Parts of what A-Rod told yesterday may be true, even the cousin. But all of it? What did we learn from Bernie Madoff: When something is too good to be true, it isn't.
Besides, A-Rod's entire presentation of who he was from '01 to '03 is bizarrely distorted to support his portrait of himself as a naive dunce who would, out of the whole world, choose an utterly inept cousin to decide what drugs to put into his precious body.
Rodriguez wasn't "young" when he got caught taking steroids. On July 27, 2003, he turned 28, not "24 or 25" as he likes to say. By then, he was in his 10th year as a pro ballplayer and his eighth full season in the majors. Long before, in '96, he was second in AL most valuable player voting. By '01, he was incredibly famous, seasoned, polished in public, one of the faces of baseball and rich, too. In Seattle, he earned millions before he ever signed that contract for a quarter of a billion dollars in '01.

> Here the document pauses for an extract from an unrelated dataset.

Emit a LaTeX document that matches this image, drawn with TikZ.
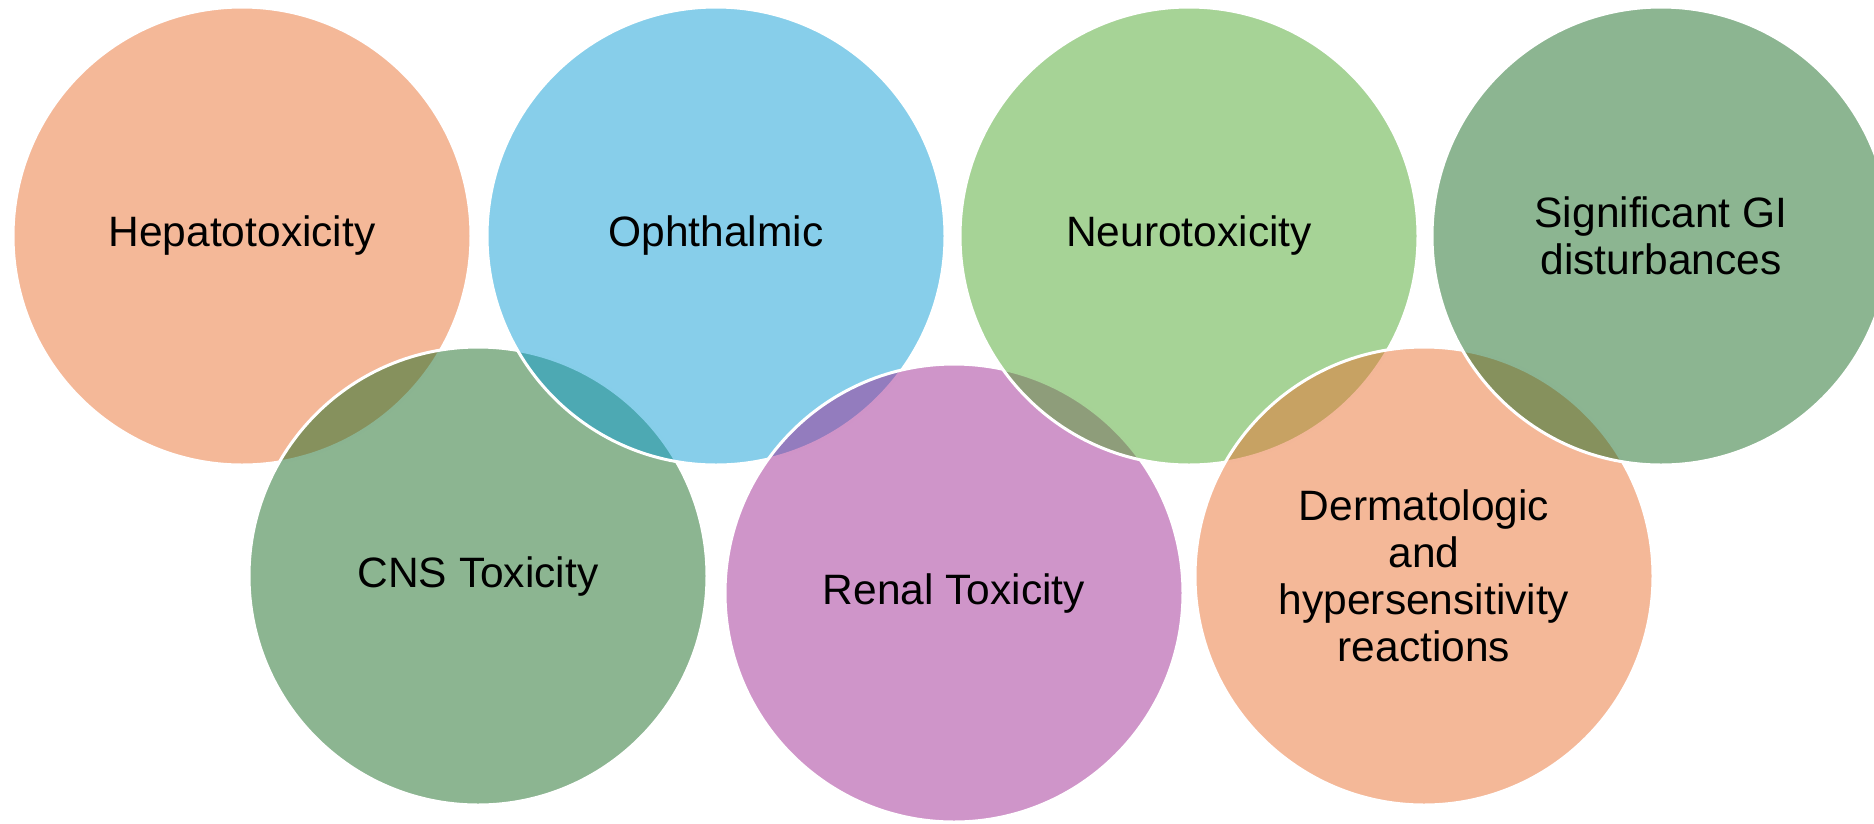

Does that sound like a man who would tell a dopey cousin to go buy a street drug called "boli or bole" in the Dominican? Or does he sound like somebody who, perhaps several years before, might have consulted a real expert?
In his book "Vindicated," Jose Canseco wrote that, in the late '90s, Rodriguez asked where "one" would go to purchase steroids. "I know a guy with plenty of access, and he also happens to be a very good trainer," Canseco claims he told Rodriguez. "I made the introductions: 'A-Rod, this is your trainer (and supplier). Max, this is your client, A-Rod.' I may not have seen him do the deed but I set the whole thing up for him. If you ask me, I did everything but inject the guy myself."
Out of all of this, fans will have to decide what they believe and what wrenches common sense beyond recognition. For now, I've decided to believe much of what A-Rod said last week, but little of what he said yesterday.
How can I be so sure?
My cousin told me. Sorry, I forgot his name.